Problem requirements:
Count how many lines below include the string "this", and give that number without anything else.
○ ○ ○ ○
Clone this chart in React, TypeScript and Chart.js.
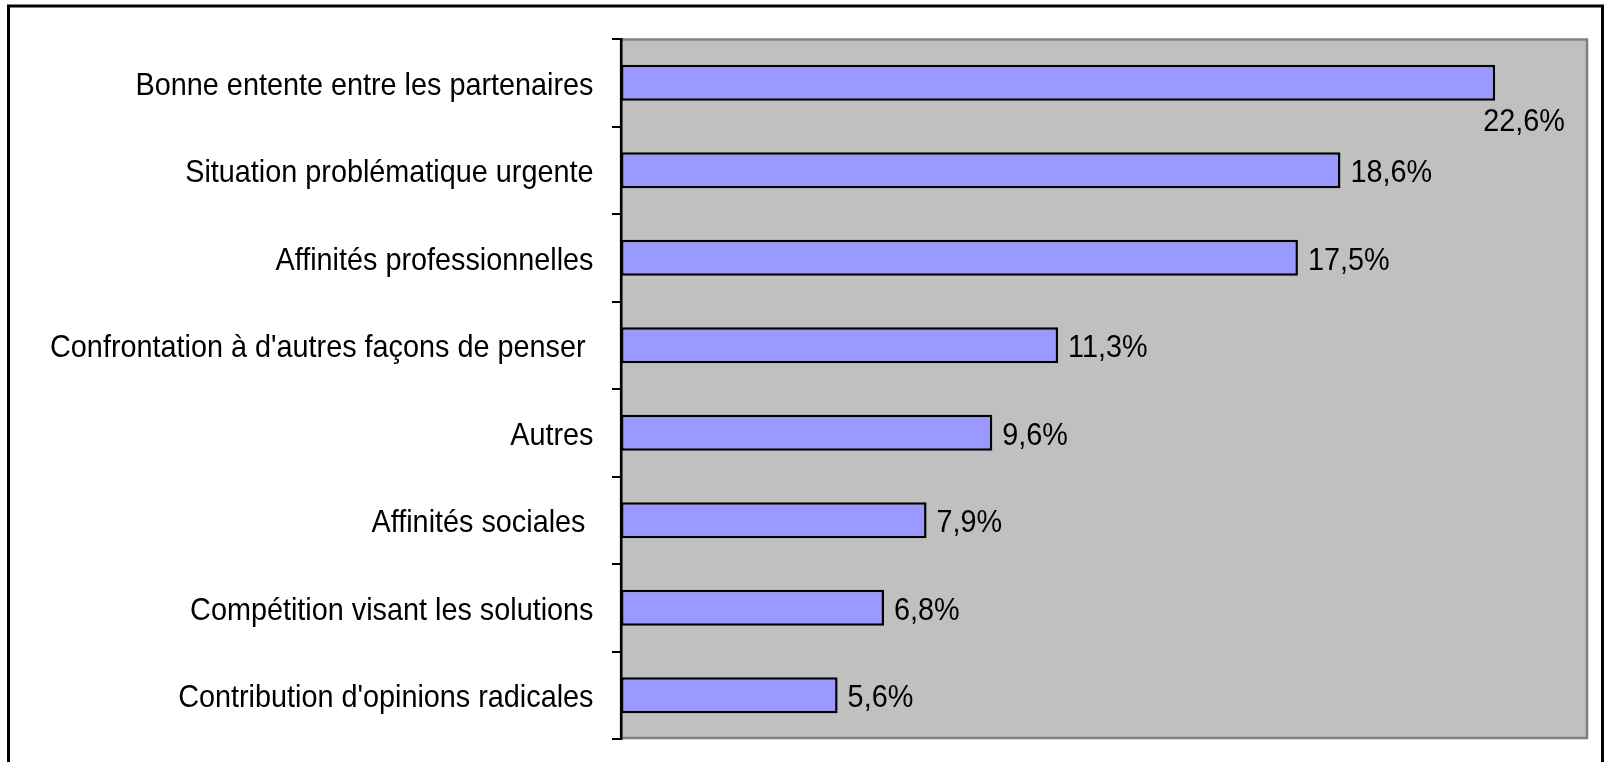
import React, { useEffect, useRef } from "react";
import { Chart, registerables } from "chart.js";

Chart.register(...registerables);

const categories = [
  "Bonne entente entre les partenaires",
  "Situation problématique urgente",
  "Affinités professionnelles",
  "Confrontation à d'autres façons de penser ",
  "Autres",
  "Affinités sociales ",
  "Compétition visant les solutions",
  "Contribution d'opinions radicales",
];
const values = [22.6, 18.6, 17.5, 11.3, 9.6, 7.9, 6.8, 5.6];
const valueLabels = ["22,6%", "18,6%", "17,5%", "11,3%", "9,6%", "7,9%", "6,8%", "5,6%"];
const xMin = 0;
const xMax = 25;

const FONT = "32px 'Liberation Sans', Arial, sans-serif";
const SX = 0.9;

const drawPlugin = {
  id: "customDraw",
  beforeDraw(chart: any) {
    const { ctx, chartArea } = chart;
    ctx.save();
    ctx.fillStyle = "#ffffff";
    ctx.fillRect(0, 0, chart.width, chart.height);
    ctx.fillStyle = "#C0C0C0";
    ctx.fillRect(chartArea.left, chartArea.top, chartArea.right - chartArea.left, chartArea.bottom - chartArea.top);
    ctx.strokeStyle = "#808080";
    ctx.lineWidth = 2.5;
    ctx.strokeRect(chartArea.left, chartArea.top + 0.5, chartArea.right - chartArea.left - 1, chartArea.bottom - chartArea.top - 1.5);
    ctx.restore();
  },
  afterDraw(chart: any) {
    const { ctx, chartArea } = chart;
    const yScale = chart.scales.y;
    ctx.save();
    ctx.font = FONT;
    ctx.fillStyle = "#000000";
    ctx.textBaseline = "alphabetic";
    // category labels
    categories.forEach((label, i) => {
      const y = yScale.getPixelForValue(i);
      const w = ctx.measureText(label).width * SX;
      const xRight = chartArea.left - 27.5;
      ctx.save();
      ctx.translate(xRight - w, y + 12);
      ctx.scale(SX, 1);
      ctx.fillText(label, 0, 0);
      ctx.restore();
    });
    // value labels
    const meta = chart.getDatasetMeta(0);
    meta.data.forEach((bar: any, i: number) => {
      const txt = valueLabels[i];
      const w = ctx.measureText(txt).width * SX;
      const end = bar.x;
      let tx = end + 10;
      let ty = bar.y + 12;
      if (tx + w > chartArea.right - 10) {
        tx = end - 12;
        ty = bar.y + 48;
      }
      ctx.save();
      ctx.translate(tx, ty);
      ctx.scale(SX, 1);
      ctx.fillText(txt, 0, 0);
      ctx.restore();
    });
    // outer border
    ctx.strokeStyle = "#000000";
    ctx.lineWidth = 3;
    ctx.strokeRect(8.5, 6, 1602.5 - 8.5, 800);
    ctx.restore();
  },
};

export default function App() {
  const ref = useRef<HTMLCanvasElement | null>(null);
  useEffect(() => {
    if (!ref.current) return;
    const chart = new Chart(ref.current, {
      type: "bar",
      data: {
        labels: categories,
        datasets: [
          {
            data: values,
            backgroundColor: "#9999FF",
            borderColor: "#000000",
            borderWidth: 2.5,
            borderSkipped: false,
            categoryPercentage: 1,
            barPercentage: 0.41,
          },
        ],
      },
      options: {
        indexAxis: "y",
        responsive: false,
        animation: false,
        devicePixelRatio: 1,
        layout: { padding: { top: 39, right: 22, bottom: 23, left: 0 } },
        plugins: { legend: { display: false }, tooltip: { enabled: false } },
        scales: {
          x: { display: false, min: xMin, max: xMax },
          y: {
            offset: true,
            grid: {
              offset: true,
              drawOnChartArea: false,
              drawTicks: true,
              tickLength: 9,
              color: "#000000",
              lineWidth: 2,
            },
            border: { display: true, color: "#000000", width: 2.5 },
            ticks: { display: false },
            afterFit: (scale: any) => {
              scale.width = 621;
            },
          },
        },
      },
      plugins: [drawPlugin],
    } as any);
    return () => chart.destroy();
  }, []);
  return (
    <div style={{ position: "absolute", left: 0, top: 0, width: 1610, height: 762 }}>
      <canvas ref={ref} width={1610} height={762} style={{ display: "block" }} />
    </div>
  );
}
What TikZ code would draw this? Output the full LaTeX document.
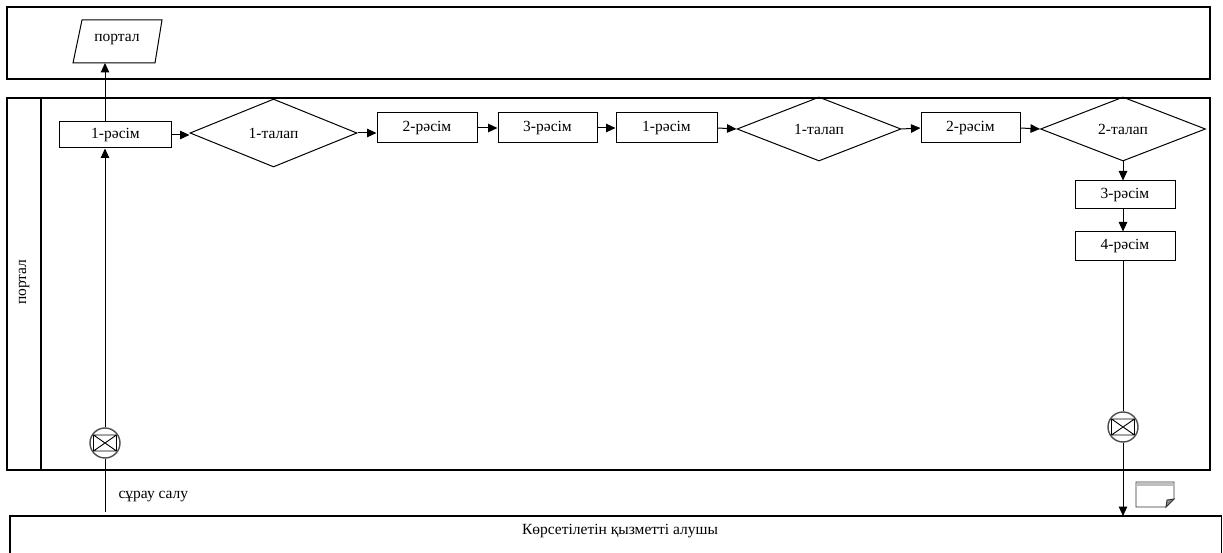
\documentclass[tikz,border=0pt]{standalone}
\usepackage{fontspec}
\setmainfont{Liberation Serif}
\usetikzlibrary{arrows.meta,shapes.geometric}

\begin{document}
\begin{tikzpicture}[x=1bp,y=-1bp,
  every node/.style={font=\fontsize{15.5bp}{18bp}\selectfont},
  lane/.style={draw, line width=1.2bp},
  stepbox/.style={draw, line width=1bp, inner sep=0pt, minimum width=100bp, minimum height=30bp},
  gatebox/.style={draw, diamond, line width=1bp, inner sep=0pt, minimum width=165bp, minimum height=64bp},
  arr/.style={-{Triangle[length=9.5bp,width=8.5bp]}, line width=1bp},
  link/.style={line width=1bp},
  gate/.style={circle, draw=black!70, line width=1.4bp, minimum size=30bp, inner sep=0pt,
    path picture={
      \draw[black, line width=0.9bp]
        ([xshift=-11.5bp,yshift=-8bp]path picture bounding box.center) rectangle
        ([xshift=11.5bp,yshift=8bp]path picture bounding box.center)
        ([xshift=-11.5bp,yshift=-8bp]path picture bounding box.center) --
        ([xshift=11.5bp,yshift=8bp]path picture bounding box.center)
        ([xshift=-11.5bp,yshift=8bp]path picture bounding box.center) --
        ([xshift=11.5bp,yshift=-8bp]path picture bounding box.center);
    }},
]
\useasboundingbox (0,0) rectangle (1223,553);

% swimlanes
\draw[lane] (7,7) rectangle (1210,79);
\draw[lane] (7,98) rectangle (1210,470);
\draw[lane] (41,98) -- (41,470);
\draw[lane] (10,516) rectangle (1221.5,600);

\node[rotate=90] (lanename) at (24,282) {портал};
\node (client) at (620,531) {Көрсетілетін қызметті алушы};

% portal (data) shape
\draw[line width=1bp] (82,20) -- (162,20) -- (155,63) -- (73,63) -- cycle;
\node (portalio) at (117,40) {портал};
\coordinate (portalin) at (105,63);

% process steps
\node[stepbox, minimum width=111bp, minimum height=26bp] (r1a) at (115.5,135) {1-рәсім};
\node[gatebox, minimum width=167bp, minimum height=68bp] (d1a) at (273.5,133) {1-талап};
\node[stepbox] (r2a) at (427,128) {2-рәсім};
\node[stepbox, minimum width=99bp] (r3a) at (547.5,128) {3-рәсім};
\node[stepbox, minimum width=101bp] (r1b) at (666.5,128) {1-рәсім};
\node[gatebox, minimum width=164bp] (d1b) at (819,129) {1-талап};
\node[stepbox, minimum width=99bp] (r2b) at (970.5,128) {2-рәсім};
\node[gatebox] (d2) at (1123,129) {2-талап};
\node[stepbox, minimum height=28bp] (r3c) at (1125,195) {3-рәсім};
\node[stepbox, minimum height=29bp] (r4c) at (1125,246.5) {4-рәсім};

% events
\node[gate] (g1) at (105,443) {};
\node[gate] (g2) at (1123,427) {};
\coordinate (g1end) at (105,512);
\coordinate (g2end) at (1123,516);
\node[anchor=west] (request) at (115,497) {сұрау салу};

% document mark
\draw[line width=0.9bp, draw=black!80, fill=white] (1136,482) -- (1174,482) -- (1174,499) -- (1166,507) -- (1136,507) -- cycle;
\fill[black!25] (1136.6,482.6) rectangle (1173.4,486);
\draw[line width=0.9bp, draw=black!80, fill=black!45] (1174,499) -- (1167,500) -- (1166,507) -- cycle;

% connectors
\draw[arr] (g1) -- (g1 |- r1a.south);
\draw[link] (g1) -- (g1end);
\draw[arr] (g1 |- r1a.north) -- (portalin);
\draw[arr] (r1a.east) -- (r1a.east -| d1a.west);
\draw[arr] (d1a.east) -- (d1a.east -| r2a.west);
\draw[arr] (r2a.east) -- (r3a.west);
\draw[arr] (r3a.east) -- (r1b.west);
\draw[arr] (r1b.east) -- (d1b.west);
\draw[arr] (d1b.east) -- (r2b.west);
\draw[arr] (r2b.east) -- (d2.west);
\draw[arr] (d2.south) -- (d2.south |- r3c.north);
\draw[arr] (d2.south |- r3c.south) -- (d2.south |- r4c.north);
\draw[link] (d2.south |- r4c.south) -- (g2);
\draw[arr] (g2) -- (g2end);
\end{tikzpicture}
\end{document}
○ ○ ○ ○
Output of the task:
2